The Ting Tings - "Great DJ"

It's one of the few songs that REALLY haunts me for years. With simple chords and numb drumbeats, it drowns me. The layers that added to the idleness in the chorus easily excite me. Hopefully, it will drown and excite you too! It sounds great if you listen to it while walking alone in a big city at night.

- Xiaoran Ding

 

Juno Mak - "Becoming the Devil"

Juno Mak is a Cantonese singer from Hong Kong. This song is his first tryout on a more alternative and edgy style, back in 2007. It is about, well, you can probably tell from the title.

- Vinny Ying Huang

 

"Good and Evil" from the Broadway musical Jekyll and Hyde

Linda Eder makes this song very festive for the holiday with her chilling voice. To quote Stewie Griffin: "How deliciously evil!"

- Zach Marschall

 

Santana ft. Everlast - "Put Your Lights On"
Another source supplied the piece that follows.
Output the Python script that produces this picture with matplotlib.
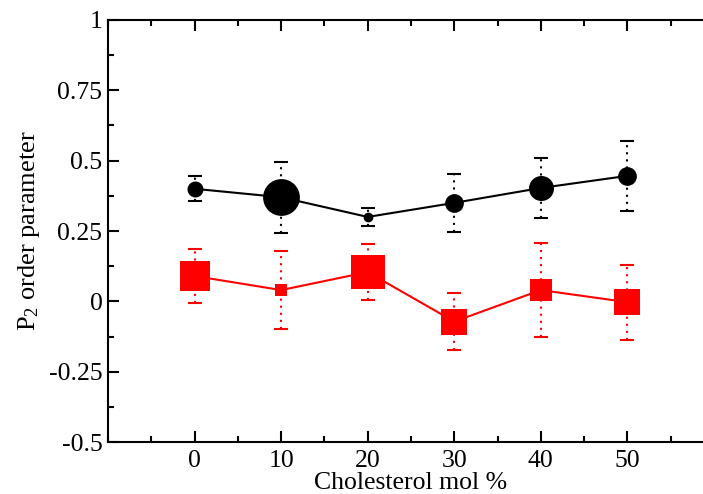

This track, from Carlos Santana's album Supernatural, contains lyrics and themes easily applied to a Halloween playlist. When Santana sings, "Hey now, all you children, leave your lights on, better leave your lights on because there's a monster living your bed," it immediately takes you back to those days as a kid when you had to check under your bed before heading to sleep. And how your imagination of monsters and goblins only intensified during the creepy Halloween season.

- Alyssa Nappa

 

Nina Simone - “I Put A Spell On You”

If you're looking for something a little different than the traditional fun, pop Halloween songs, Nina Simone's "I Put A Spell on You" will do the trick. The eerily yet soulful executed vocals make this a unique track for any Halloween playlist. In the just over 2 minute song,  Simone sings each note with an air of disdain, passion and pain that encompass her signature elocutionary style and leaves listeners with a dark sense of love and passion.